Camus captures the subtle personality traits that most people in society today envy and admire. Meursault is an existential hero who does not live with regret but lives only thinking of the present and immediate future. He is a hero in the sense that he was found guilty of murder but throughout the trial never told a lie. Perhaps if he had lied, or stretched the truth, he could have been found innocent but he presented the jury with only the truth. Maybe you can compare this act to that of Jesus. Both figures did not stray from what they believed in even when it might have saved their lives.

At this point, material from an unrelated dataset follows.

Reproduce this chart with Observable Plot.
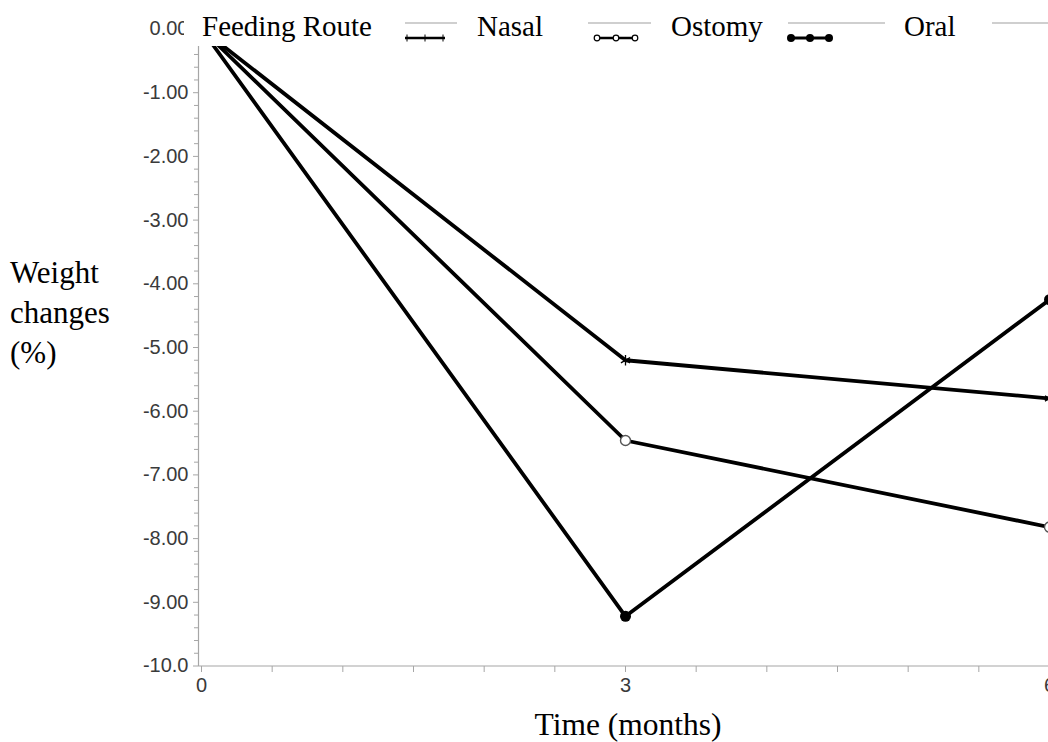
<!DOCTYPE html>
<html><head><meta charset="utf-8">
<script src="https://cdn.jsdelivr.net/npm/d3@7"></script>
<script src="https://cdn.jsdelivr.net/npm/@observablehq/plot@0.6"></script>
<style>
html,body{margin:0;padding:0;background:#fff;overflow:hidden;}
#wrap{position:relative;width:1048px;height:742px;overflow:hidden;}
#overlay{position:absolute;left:0;top:0;pointer-events:none;}
</style></head><body><div id="wrap"></div>
<script>
// ---- data ----
const months = [0, 3, 6];
const routes = ["Nasal", "Ostomy", "Oral"];
const nasal = [0, -5.20, -5.80];
const ostomy = [0, -6.46, -7.82];
const oral = [0, -9.22, -4.25];
const yTicks = [0, -1, -2, -3, -4, -5, -6, -7, -8, -9, -10];
const yTickLabels = ["0.00", "-1.00", "-2.00", "-3.00", "-4.00", "-5.00", "-6.00", "-7.00", "-8.00", "-9.00", "-10.0"];
const xTicks = [0, 3, 6];
const xTickLabels = ["0", "3", "6"];
const legendTitle = "Feeding Route";
const xTitle = "Time (months)";
const yTitleLines = ["Weight", "changes", "(%)"];

const seriesValues = {Nasal: nasal, Ostomy: ostomy, Oral: oral};
const data = routes.flatMap(r => months.map((m, i) => ({route: r, month: m, change: seriesValues[r][i]})));

const yMinor = d3.range(0, 51).map(i => -i * 0.2).filter(v => Math.abs(v - Math.round(v)) > 1e-6);
const xMinor = d3.range(0, 13).map(i => i * 0.5).filter(v => v % 3 !== 0);

const axisGray = "#a6a6a6";
const textGray = "#3a3a3a";
const sans = "'Liberation Sans', Arial, sans-serif";

const chart = Plot.plot({
  width: 1048,
  height: 742,
  marginLeft: 198,
  marginRight: 0,
  marginTop: 28,
  marginBottom: 76,
  style: {background: "white", overflow: "hidden", fontFamily: sans, fontSize: "20px"},
  x: {domain: [0, 6], range: [201, 1049]},
  y: {domain: [-10, 0], range: [665.5, 28.5]},
  marks: [
    Plot.ruleY([-10], {stroke: axisGray, strokeWidth: 1.2}),
    Plot.ruleX([0], {stroke: axisGray, strokeWidth: 1.2, dx: -3}),
    Plot.axisY(yMinor, {tickSize: 4, tickFormat: () => "", label: null, stroke: axisGray}),
    Plot.axisY(yTicks, {tickSize: 5, tickPadding: 5, label: null, stroke: axisGray, fill: textGray, fontSize: 20,
      tickFormat: d => yTickLabels[yTicks.indexOf(d)]}),
    Plot.axisX(xMinor, {tickSize: 6, tickFormat: () => "", label: null, stroke: axisGray}),
    Plot.axisX(xTicks, {tickSize: 6, tickPadding: 5, label: null, stroke: axisGray, fill: textGray, fontSize: 20,
      tickFormat: d => xTickLabels[xTicks.indexOf(d)]}),
    Plot.line(data, {x: "month", y: "change", z: "route", stroke: "black", strokeWidth: 3.8}),
    Plot.dot(data.filter(d => d.route === "Nasal"), {x: "month", y: "change", symbol: "asterisk", r: 5, stroke: "black", strokeWidth: 1.3}),
    Plot.dot(data.filter(d => d.route === "Ostomy"), {x: "month", y: "change", symbol: "circle", r: 5, stroke: "#555", fill: "white", strokeWidth: 1.4}),
    Plot.dot(data.filter(d => d.route === "Oral"), {x: "month", y: "change", symbol: "circle", r: 5.5, fill: "black"})
  ]
});
document.getElementById("wrap").appendChild(chart);

// ---- overlay: legend and axis titles ----
const ns = "http://www.w3.org/2000/svg";
const ov = document.createElementNS(ns, "svg");
ov.setAttribute("id", "overlay");
ov.setAttribute("width", 1048);
ov.setAttribute("height", 742);
function el(tag, attrs, text) {
  const e = document.createElementNS(ns, tag);
  for (const k in attrs) e.setAttribute(k, attrs[k]);
  if (text != null) e.textContent = text;
  ov.appendChild(e);
  return e;
}
const serif = "'Liberation Serif', 'Times New Roman', serif";
// legend background
el("rect", {x: 184, y: 0, width: 864, height: 46, fill: "white"});
el("text", {x: 202, y: 36, "font-family": serif, "font-size": 29, fill: "black"}, legendTitle);
// grey sample lines
[[405, 457], [588, 651], [788, 885], [992, 1048]].forEach(([a, b]) =>
  el("line", {x1: a, x2: b, y1: 23, y2: 23, stroke: "#a0a0a0", "stroke-width": 1.2}));
// Nasal swatch
el("line", {x1: 405, x2: 445, y1: 38, y2: 38, stroke: "black", "stroke-width": 2.5});
[407, 425, 443].forEach(x => el("line", {x1: x, x2: x, y1: 34.5, y2: 41.5, stroke: "black", "stroke-width": 1}));
el("text", {x: 477, y: 36, "font-family": serif, "font-size": 29, fill: "black"}, routes[0]);
// Ostomy swatch
el("line", {x1: 595, x2: 637, y1: 38, y2: 38, stroke: "black", "stroke-width": 2.5});
[597, 616, 635].forEach(x => el("circle", {cx: x, cy: 38, r: 2.8, fill: "white", stroke: "black", "stroke-width": 1.2}));
el("text", {x: 671, y: 36, "font-family": serif, "font-size": 29, fill: "black"}, routes[1]);
// Oral swatch
el("line", {x1: 789, x2: 830, y1: 38, y2: 38, stroke: "black", "stroke-width": 3.2});
[791, 810, 829].forEach(x => el("circle", {cx: x, cy: 38, r: 4, fill: "black"}));
el("text", {x: 904, y: 36, "font-family": serif, "font-size": 29, fill: "black"}, routes[2]);
// y title
yTitleLines.forEach((t, i) =>
  el("text", {x: 10, y: 283 + i * 40, "font-family": serif, "font-size": 31, fill: "black"}, t));
// x title
el("text", {x: 628, y: 735, "text-anchor": "middle", "font-family": serif, "font-size": 31.5, fill: "black"}, xTitle);
document.getElementById("wrap").appendChild(ov);
</script>
</body></html>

The outsider was written in first person to give you an in-depth, detailed view into Meursault’s mind and thoughts. You get a thorough understanding of the way Meursault views the world. The writing focus’s a lot on nature and the environment and Camus does an excellent job of capturing the beauties of the physical world.
This is very different from most novels I have read. The story may not be the most exciting or action packed adventure, but the ideas in this novel are truly inspiring. By the end of the novel I was thinking about things I had never thought before, and viewing certain aspects of the world differently. Camus proposes many different thoughts that most people never considered before.